## BEGIN AVAILABLE DATA

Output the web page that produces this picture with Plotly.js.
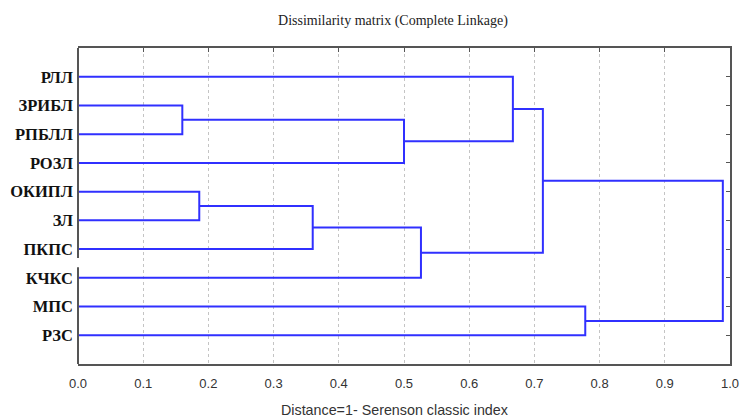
<!DOCTYPE html>
<html>
<head>
<meta charset="utf-8">
<script src="https://cdn.plot.ly/plotly-3.0.1.min.js"></script>
<style>html,body{margin:0;padding:0;background:#fff;}#chart{width:740px;height:419px;}</style>
</head>
<body>
<div id="chart"></div>
<script>
// Leaves (top to bottom)
const leafLabels = ['РЛЛ','ЗРИБЛ','РПБЛЛ','РОЗЛ','ОКИПЛ','ЗЛ','ПКПС','КЧКС','МПС','РЗС'];
// Merge steps: node ids 0..9 are leaves, each merge creates node 10, 11, ...
const mergeLeft   = [1, 4, 11, 10, 12, 0, 15, 8, 16];
const mergeRight  = [2, 5, 6, 3, 7, 13, 14, 9, 17];
const mergeHeight = [0.16, 0.186, 0.36, 0.50, 0.526, 0.667, 0.713, 0.778, 0.989];
const xTicks = [0, 0.1, 0.2, 0.3, 0.4, 0.5, 0.6, 0.7, 0.8, 0.9, 1.0];

// Build dendrogram segments
const nodeY = leafLabels.map((_, i) => i + 1);
const nodeX = leafLabels.map(() => 0);
const xs = [], ys = [];
for (let k = 0; k < mergeHeight.length; k++) {
  const a = mergeLeft[k], b = mergeRight[k], h = mergeHeight[k];
  xs.push(nodeX[a], h, h, nodeX[b], null);
  ys.push(nodeY[a], nodeY[a], nodeY[b], nodeY[b], null);
  nodeY.push((nodeY[a] + nodeY[b]) / 2);
  nodeX.push(h);
}

const lineColor = '#3030ff';
const frame = '#555555';

const traces = [
  {x: xs, y: ys, type: 'scatter', mode: 'lines', line: {color: lineColor, width: 2}, hoverinfo: 'skip', showlegend: false},
  {x: [null], y: [null], xaxis: 'x2', yaxis: 'y2', type: 'scatter', mode: 'lines', showlegend: false, hoverinfo: 'skip'}
];

const layout = {
  width: 740, height: 419,
  margin: {l: 78, r: 10, t: 48, b: 55},
  paper_bgcolor: '#fff', plot_bgcolor: '#fff',
  showlegend: false,
  title: {
    text: 'Dissimilarity matrix (Complete Linkage)',
    font: {family: 'Liberation Serif, Times New Roman, serif', size: 14, color: '#222'},
    xref: 'container', x: 0.531, xanchor: 'center',
    yref: 'container', y: 1 - 20/419, yanchor: 'middle'
  },
  xaxis: {
    range: [0, 1], tickvals: xTicks, ticktext: xTicks.map(v => v.toFixed(1)),
    showgrid: true, gridcolor: '#c4c4c4', griddash: '3px,3px', gridwidth: 1,
    zeroline: false, showline: true, linecolor: frame, linewidth: 2, mirror: true,
    ticks: '', ticklabelstandoff: 6,
    tickfont: {family: 'Liberation Sans, Arial, sans-serif', size: 13, color: '#333'}
  },
  xaxis2: {
    overlaying: 'x', side: 'top', range: [0, 1], tickvals: xTicks,
    ticks: 'inside', ticklen: 4, tickcolor: frame, tickwidth: 1,
    showticklabels: false, showgrid: false, zeroline: false, showline: false
  },
  yaxis: {
    range: [11, 0], tickvals: leafLabels.map((_, i) => i + 1), ticktext: leafLabels,
    showgrid: false, zeroline: false, showline: false, ticks: '', ticklabelstandoff: 4,
    tickfont: {family: 'Liberation Serif, Times New Roman, serif', size: 16.5, color: '#111', weight: 'bold'}
  },
  yaxis2: {
    overlaying: 'y', side: 'right', range: [11, 0], tickvals: leafLabels.map((_, i) => i + 1),
    ticks: 'inside', ticklen: 4, tickcolor: frame, tickwidth: 1,
    showticklabels: false, showgrid: false, zeroline: false, showline: true, linecolor: frame, linewidth: 2
  },
  shapes: [
    {type: 'line', xref: 'paper', yref: 'y', x0: 0, x1: 0, y0: 0, y1: 7.31, line: {color: frame, width: 2}, layer: 'above'},
    {type: 'line', xref: 'paper', yref: 'y', x0: 0, x1: 0, y0: 7.63, y1: 11, line: {color: frame, width: 2}, layer: 'above'}
  ],
  annotations: [
    {text: 'Distance=1- Serenson classic index', xref: 'paper', yref: 'paper',
     x: (394 - 78) / 652, y: -(410 - 364) / 316, xanchor: 'center', yanchor: 'middle', showarrow: false,
     font: {family: 'Liberation Sans, Arial, sans-serif', size: 14.3, color: '#333'}}
  ]
};

Plotly.newPlot('chart', traces, layout, {staticPlot: true, displayModeBar: false});
</script>
</body>
</html>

## END AVAILABLE DATA

— STATED TASK —
Leave out the pictures and reproduce the rest of the listing exactly.

— TASK OUTPUT —
Output the web page that produces this picture with Plotly.js.
<!DOCTYPE html>
<html>
<head>
<meta charset="utf-8">
<script src="https://cdn.plot.ly/plotly-3.0.1.min.js"></script>
<style>html,body{margin:0;padding:0;background:#fff;}#chart{width:740px;height:419px;}</style>
</head>
<body>
<div id="chart"></div>
<script>
// Leaves (top to bottom)
const leafLabels = ['РЛЛ','ЗРИБЛ','РПБЛЛ','РОЗЛ','ОКИПЛ','ЗЛ','ПКПС','КЧКС','МПС','РЗС'];
// Merge steps: node ids 0..9 are leaves, each merge creates node 10, 11, ...
const mergeLeft   = [1, 4, 11, 10, 12, 0, 15, 8, 16];
const mergeRight  = [2, 5, 6, 3, 7, 13, 14, 9, 17];
const mergeHeight = [0.16, 0.186, 0.36, 0.50, 0.526, 0.667, 0.713, 0.778, 0.989];
const xTicks = [0, 0.1, 0.2, 0.3, 0.4, 0.5, 0.6, 0.7, 0.8, 0.9, 1.0];

// Build dendrogram segments
const nodeY = leafLabels.map((_, i) => i + 1);
const nodeX = leafLabels.map(() => 0);
const xs = [], ys = [];
for (let k = 0; k < mergeHeight.length; k++) {
  const a = mergeLeft[k], b = mergeRight[k], h = mergeHeight[k];
  xs.push(nodeX[a], h, h, nodeX[b], null);
  ys.push(nodeY[a], nodeY[a], nodeY[b], nodeY[b], null);
  nodeY.push((nodeY[a] + nodeY[b]) / 2);
  nodeX.push(h);
}

const lineColor = '#3030ff';
const frame = '#555555';

const traces = [
  {x: xs, y: ys, type: 'scatter', mode: 'lines', line: {color: lineColor, width: 2}, hoverinfo: 'skip', showlegend: false},
  {x: [null], y: [null], xaxis: 'x2', yaxis: 'y2', type: 'scatter', mode: 'lines', showlegend: false, hoverinfo: 'skip'}
];

const layout = {
  width: 740, height: 419,
  margin: {l: 78, r: 10, t: 48, b: 55},
  paper_bgcolor: '#fff', plot_bgcolor: '#fff',
  showlegend: false,
  title: {
    text: 'Dissimilarity matrix (Complete Linkage)',
    font: {family: 'Liberation Serif, Times New Roman, serif', size: 14, color: '#222'},
    xref: 'container', x: 0.531, xanchor: 'center',
    yref: 'container', y: 1 - 20/419, yanchor: 'middle'
  },
  xaxis: {
    range: [0, 1], tickvals: xTicks, ticktext: xTicks.map(v => v.toFixed(1)),
    showgrid: true, gridcolor: '#c4c4c4', griddash: '3px,3px', gridwidth: 1,
    zeroline: false, showline: true, linecolor: frame, linewidth: 2, mirror: true,
    ticks: '', ticklabelstandoff: 6,
    tickfont: {family: 'Liberation Sans, Arial, sans-serif', size: 13, color: '#333'}
  },
  xaxis2: {
    overlaying: 'x', side: 'top', range: [0, 1], tickvals: xTicks,
    ticks: 'inside', ticklen: 4, tickcolor: frame, tickwidth: 1,
    showticklabels: false, showgrid: false, zeroline: false, showline: false
  },
  yaxis: {
    range: [11, 0], tickvals: leafLabels.map((_, i) => i + 1), ticktext: leafLabels,
    showgrid: false, zeroline: false, showline: false, ticks: '', ticklabelstandoff: 4,
    tickfont: {family: 'Liberation Serif, Times New Roman, serif', size: 16.5, color: '#111', weight: 'bold'}
  },
  yaxis2: {
    overlaying: 'y', side: 'right', range: [11, 0], tickvals: leafLabels.map((_, i) => i + 1),
    ticks: 'inside', ticklen: 4, tickcolor: frame, tickwidth: 1,
    showticklabels: false, showgrid: false, zeroline: false, showline: true, linecolor: frame, linewidth: 2
  },
  shapes: [
    {type: 'line', xref: 'paper', yref: 'y', x0: 0, x1: 0, y0: 0, y1: 7.31, line: {color: frame, width: 2}, layer: 'above'},
    {type: 'line', xref: 'paper', yref: 'y', x0: 0, x1: 0, y0: 7.63, y1: 11, line: {color: frame, width: 2}, layer: 'above'}
  ],
  annotations: [
    {text: 'Distance=1- Serenson classic index', xref: 'paper', yref: 'paper',
     x: (394 - 78) / 652, y: -(410 - 364) / 316, xanchor: 'center', yanchor: 'middle', showarrow: false,
     font: {family: 'Liberation Sans, Arial, sans-serif', size: 14.3, color: '#333'}}
  ]
};

Plotly.newPlot('chart', traces, layout, {staticPlot: true, displayModeBar: false});
</script>
</body>
</html>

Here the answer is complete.